The King of Fighters '95 made two positive additions to the series - it allowed players to form their own teams of three fighters, and it also introduced series staple Iori Yagami. Beyond that, however, it didn't really do enough to separate from the '94 installment, and it actually moves backwards a little bit in some areas.

So, we thought Rugal Bernstein had died horribly at the end of the previous tournament, but it turns out that he survived somehow. Not only that, he now has some sort of cybernetic implants that make him insanely powerful. He sets up yet another King of Fighters tournament via which to hassle all of SNK's favorite characters, and just about all of the roster from the previous games returns. The only change is the departure of the U.S.A. "sports" team, who are replaced by Iori Yagami, Billy Kane from Fatal Fury, and Eiji the ninja from Art of Fighting 2. So, arguably, the roster is very slightly improved.

The gameplay is not really improved at all. Of course, it was quite good in the previous installment, so this isn't really a problem, but the fun stuff like rolling dodges that later became a series staple had yet to show up here. The roster is pretty well balanced here, with all characters competent and usable.
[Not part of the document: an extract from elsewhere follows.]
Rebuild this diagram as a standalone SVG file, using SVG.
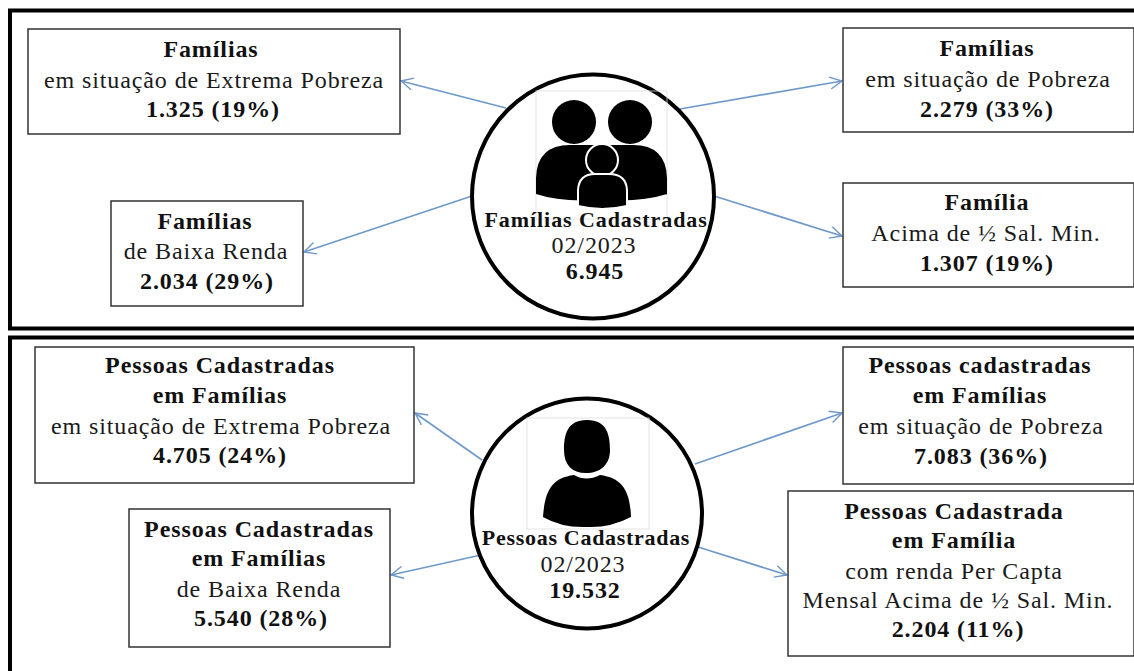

What has taken a small step back is the art and music. While the sprite work is large, detailed and fairly fluid here, the backdrops are pretty uninspiring (save for the busy bar scene). The character portraits and post-match art are also among some of the ugliest of the series. The music is where things have really gone downhill - most of the cool remixes from the other SNK games have been dumped here in favor of tepid original pieces. I know it's unfair to compare it to games that came later in the series, but the excellent music from KOF '96 onward is mostly not present here. It's not even as good as '94s range of songs.

Probably the biggest barrier to enjoyment with this one is accessibility - in typical SNK style, the difficulty is tremendous right out of the gate, and the merciless computer doesn't give you any kind of a learning curve to gradually get better or sharpen your skills. Either you kick butt when you step up to the machine or you get kicked right off.

All that said, King of Fighters on a bad day is still better than most fighting games on a good day. With the other options available at the time, much less all that's available today, I just didn't feel it did enough to distinguish itself, and ended up being one of the more skippable entries in the overall series.